2021.07.01 加熱せずチタン合金表面に硬質窒化層形成ヤマハ発動機など研究グループ、航空機や自動車など用途拡大へ
ヤマハ発動機、静岡大学工学部・菊池将一准教授、東京電機大学・井尻政孝助教(研究当時/現・東京都立大学システムデザイン学部助教)の共同研究グループは、加熱することなくチタン合金表面に硬質な窒化層を短時間で形成させることに成功した。
チタン合金は軽くて強くてさびない性質を持つため構造材料として実用されているが、適用範囲拡大には、摩擦摩耗特性に乏しいという欠点の克服が不可欠とされる。
現在は窒素拡散を利用してチタン表面を硬くしたり、摩耗に強い膜をコーティングすることが主流だが、いずれの手法もチタン合金を長時間加熱する必要があり、チタン組織の粗大化を引き起こして強度が低下する。そのため、加熱を必要としない短時間表面硬化プロセスの開発は、チタン合金の多機能化のブレークスルーとなる。

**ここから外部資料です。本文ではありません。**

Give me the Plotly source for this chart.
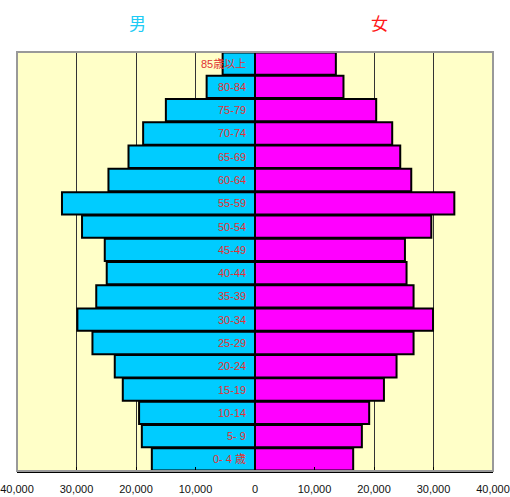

共同研究グループは常温・大気環境で窒素含有微粒子を高速投射するプロセスにより、チタン合金表面に硬い窒化層が形成されることを明らかにした。処理時間はわずか30秒ほどで、従来処理と比較して処理時間を大幅に短縮。さらに、従来手法の課題であった加熱によるチタン合金組織の粗大化も防ぐことができた。
窒素を含む微粒子を高速で衝突させて常温・大気環境でチタン合金の表面に窒化層を形成し、衝突時に窒素を含む微粒子がチタン合金表面に付着する現象を利用した。従来の窒化処理と比較して、窒化層の形成速度が高いことや、チタン合金の表面組織が微細化されることを見いだした。
研究成果は優れた摩擦摩耗特性と強度特性を併せ持つ多機能チタン合金の開発につながり、航空機、自動車、生体医療分野などへの応用展開が期待される。